It is not in a cash crunch yet, but it will be. For the last few years they have been putting money aside into a reserve, but now they are starting to dip into it and that cannot go on for long. By 2011, a new revenue source will be needed to maintain service. This, of course, is not exactly news. They have been saying the same thing for some time, but so far there has been no response from the people who really hold the purse strings. Given that an election is coming up over the horizon, Falcon and Campbell do not want to be talking about either a new tax for Metro Vancouver – or even hinting that Translink raise its take on property taxes. Especially when assessments are going to start going down soon and tax rates will have to increase just to keep the same levels of municipal revenue flowing.

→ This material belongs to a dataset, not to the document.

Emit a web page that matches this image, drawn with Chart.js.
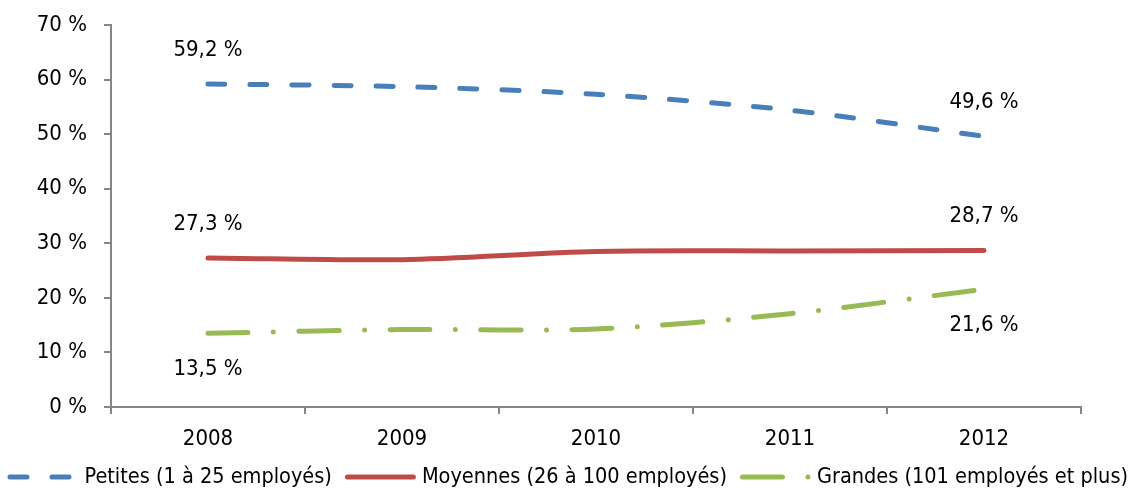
<!DOCTYPE html>
<html lang="fr">
<head>
<meta charset="utf-8">
<script src="https://cdn.jsdelivr.net/npm/chart.js@4/dist/chart.umd.min.js"></script>
<style>
  html, body { margin: 0; padding: 0; background: #ffffff; }
  #wrap { width: 1131px; height: 490px; }
</style>
</head>
<body>
<div id="wrap"><canvas id="chart" width="1131" height="490"></canvas></div>
<script>
// Répartition des entreprises selon la taille, 2008-2012 (%)
const years = ['2008', '2009', '2010', '2011', '2012'];
const petites = [59.2, 58.7, 57.3, 54.4, 49.6];
const moyennes = [27.3, 27.0, 28.5, 28.6, 28.7];
const grandes = [13.5, 14.2, 14.3, 17.1, 21.6];
const seriesNames = [
  'Petites (1 à 25 employés)',
  'Moyennes (26 à 100 employés)',
  'Grandes (101 employés et plus)'
];
const yTicks = [0, 10, 20, 30, 40, 50, 60, 70];

const FONT = "'DejaVu Sans Condensed', 'DejaVu Sans', sans-serif";
const FONT_SIZE = 22;
const LEGEND_FONT_SIZE = 21.5;
const AXIS = '#868686';

function fmt(v) {
  return v.toFixed(1).replace('.', ',') + ' %';
}

// Étiquettes de valeur aux extrémités de chaque courbe
const endLabels = {
  id: 'endLabels',
  afterDatasetsDraw(chart) {
    const ctx = chart.ctx;
    ctx.save();
    ctx.font = FONT_SIZE + 'px ' + FONT;
    ctx.fillStyle = '#000000';
    ctx.textAlign = 'center';
    ctx.textBaseline = 'middle';
    chart.data.datasets.forEach((ds, di) => {
      const meta = chart.getDatasetMeta(di);
      const last = ds.data.length - 1;
      [0, last].forEach(i => {
        const pt = meta.data[i];
        const dy = ds.labelBelow ? 36 : -34;
        ctx.fillText(fmt(ds.data[i]), pt.x, pt.y + dy);
      });
    });
    ctx.restore();
  }
};

// Légende horizontale sous le graphique, avec le motif de trait de chaque série
const lineLegend = {
  id: 'lineLegend',
  afterDraw(chart, args, opts) {
    const ctx = chart.ctx;
    const sample = opts.sampleWidth;
    ctx.save();
    ctx.font = LEGEND_FONT_SIZE + 'px ' + FONT;
    ctx.textBaseline = 'middle';
    ctx.textAlign = 'left';
    const items = chart.data.datasets.map(ds => ({
      ds,
      textW: ctx.measureText(ds.label).width
    }));
    let total = 0;
    items.forEach((it, i) => {
      total += sample + opts.textGap + it.textW;
      if (i < items.length - 1) total += opts.itemGap;
    });
    let x = opts.centerX - total / 2;
    const y = opts.y;
    items.forEach(it => {
      const ds = it.ds;
      ctx.beginPath();
      ctx.lineWidth = ds.borderWidth;
      ctx.strokeStyle = ds.borderColor;
      ctx.lineCap = ds.borderCapStyle || 'butt';
      ctx.setLineDash(ds.borderDash || []);
      ctx.lineDashOffset = 0;
      ctx.moveTo(x, y);
      ctx.lineTo(x + sample, y);
      ctx.stroke();
      ctx.setLineDash([]);
      x += sample + opts.textGap;
      ctx.fillStyle = '#000000';
      ctx.fillText(ds.label, x, y);
      x += it.textW + opts.itemGap;
    });
    ctx.restore();
  }
};

new Chart(document.getElementById('chart'), {
  type: 'line',
  data: {
    labels: years,
    datasets: [
      {
        label: seriesNames[0],
        data: petites,
        borderColor: '#4A7EBB',
        backgroundColor: '#4A7EBB',
        borderWidth: 5,
        borderDash: [17, 25],
        borderCapStyle: 'round',
        labelBelow: false
      },
      {
        label: seriesNames[1],
        data: moyennes,
        borderColor: '#BE4B48',
        backgroundColor: '#BE4B48',
        borderWidth: 5,
        borderCapStyle: 'round',
        labelBelow: false
      },
      {
        label: seriesNames[2],
        data: grandes,
        borderColor: '#98B954',
        backgroundColor: '#98B954',
        borderWidth: 5,
        borderDash: [40, 25.5, 0, 25.5],
        borderCapStyle: 'round',
        labelBelow: true
      }
    ]
  },
  options: {
    responsive: false,
    animation: false,
    devicePixelRatio: 1,
    layout: { padding: { top: 25, right: 50, left: 0, bottom: 35 } },
    elements: {
      point: { radius: 0, hoverRadius: 0 },
      line: { tension: 0.3, fill: false }
    },
    scales: {
      x: {
        type: 'category',
        offset: true,
        grid: {
          offset: true,
          drawOnChartArea: false,
          drawTicks: true,
          tickLength: 7,
          color: AXIS,
          lineWidth: 2
        },
        border: { display: true, color: AXIS, width: 2 },
        ticks: {
          color: '#000000',
          font: { family: FONT, size: FONT_SIZE },
          padding: 12,
          maxRotation: 0
        },
        afterFit(scale) { scale.height = 48; }
      },
      y: {
        min: 0,
        max: 70,
        afterBuildTicks(scale) {
          scale.ticks = yTicks.map(v => ({ value: v }));
        },
        grid: {
          drawOnChartArea: false,
          drawTicks: true,
          tickLength: 7,
          color: AXIS,
          lineWidth: 2
        },
        border: { display: true, color: AXIS, width: 2 },
        ticks: {
          color: '#000000',
          font: { family: FONT, size: FONT_SIZE },
          padding: 17,
          callback: v => v + ' %'
        },
        afterFit(scale) {
          scale.width = 111;
          scale.paddingTop = 0;
          scale.paddingBottom = 0;
        }
      }
    },
    plugins: {
      tooltip: { enabled: false },
      legend: { display: false },
      lineLegend: {
        sampleWidth: 66,
        textGap: 8.5,
        itemGap: 15.5,
        centerX: 569,
        y: 477
      }
    }
  },
  plugins: [endLabels, lineLegend]
});
</script>
</body>
</html>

In adopting its $1.3-billion budget and capital plan for 2009 on Friday, TransLink said it will have to dip into its reserves in order to proceed with the projects it has committed to for the coming year.
These include adding another SeaBus, providing more cars for the West Coast Express, launching the Canada Line and opening the Golden Ears Bridge.
Golden Ears Bridge construction in July this year
That last little gem confirms what I have been writing here for some time. As a P3, the revenues from the Bridge have yet to start flowing. But the private sector partner obviously has its hands full with the construction costs, and the way that they have been rising steeply since the project started. “Opening” the bridge, you might have thought should also be a cost borne by the bridge builder – to be recouped later from the projected $13m a year in toll revenue. Come to that “launching the Canada Line” should also have been a cost included in that P3.
There is nothing intrinsically bad about P3s – its just that this administration seems to be incapable of writing and enforcing contracts that work in the public interest. In their haste to get private sector investment into the system, far too many concessions are made. It is not clear if this is simple incompetence, or a determination to get as much money into the hands of investors as possible. Either explanation is equally plausible. What we now cannot tell is what could have been achieved if a different approach had been taken.
Equally, it is clear that the set of priorities imposed by the province on the region are not the ones it would have chosen itself – whether or not the region’s politicians actually paid attention to either public opinion or the region’s legally mandated growth strategy. And that is what we are paying the price for, and will continue to do so unless the direction changes. Massive road expansions and needlessly expensive, short sections of rapid transit lines are what has lead us to the point where we are paying far too much for a very poor regional transit service. This was bad enough before we began to realise the realities of post peak oil, environmental degradation (which has not been and will not be mitigated thanks to our useless environmental “protection”) and continuing urban sprawl.
But the message for the future could not be clearer. And is the same as the one being delivered to President Elect Obama. We must stop freeway expansion now. There will still be need for refurbishment and replacement of life expired assets – like the Patullo Bridge – but the Highway #1 expansion and SFPR are not needed. Much more efficient, effective and environmentally sound investment in transit is essential – as well as a commitment to support the system’s operating and maintenance costs. Gating SkyTrain and building deep level tube railways is wasteful and irresponsible. More buses, more bus priority on street, and new light rail/tram services are essential. So are really innovative services for low density suburbs – which will otherwise become uninhabitable as gas prices start to rise inexorably. Transit oriented development must replace existing plans – and retrofitting the region to reduce car dependence is also essential. And this is not some distant goal. It is an immediate priority – and its success will be measured by a reduction in regional ghg emissions despite an increasing population.